Automation & Reproducibility of Data Analysis

Modern scientific research depends increasingly on quantitative evaluation of hypotheses with large data sets and sophisticated statistical and computational tools. Simultaneously, competitive forces and limited resources in the sciences have unfortunately fostered a publication culture that values confirmation of hypotheses much more greatly than thoughtful negative results. In addition, researchers hesitate to share their data widely for a variety of reasons, including lack of good systems to ensure that they receive credit and concerns for the privacy of their research subjects. These pressures threaten to damage the reproducibility and trustworthiness of much of the scientific literature.

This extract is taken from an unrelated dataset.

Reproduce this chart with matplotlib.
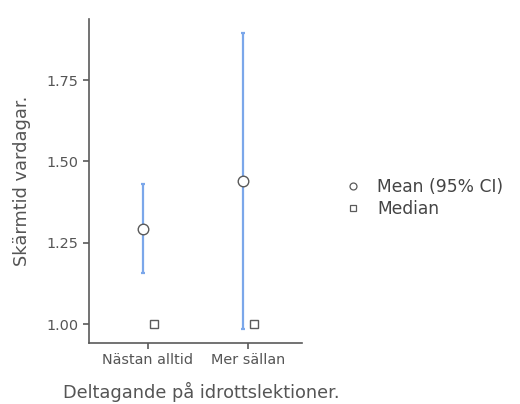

At CRCS, we believe that progress can be made on many of these challenges by collaboratively developing new kinds of tools for scientific data analysis, and reconsidering the pipeline from hypothesis to experiment to publication. Several different projects are under way to address these issues along various dimensions.

Automating Data Analysis

One of the significant challenges for science is bringing effective and rigorous analysis tools to bear on important problems, when methodological experts are not in the loop. While ideally, statisticians and machine learning researchers would be involved in many applied projects that demand sophisticated methods, it is not always possible to find such collaborators. This deficit motivate the development of new tools that not only automate analysis in ways that mimic statistical thought processes, but also that help scientists explore their data without damaging significance via, e.g., implicit testing of multiple hypotheses.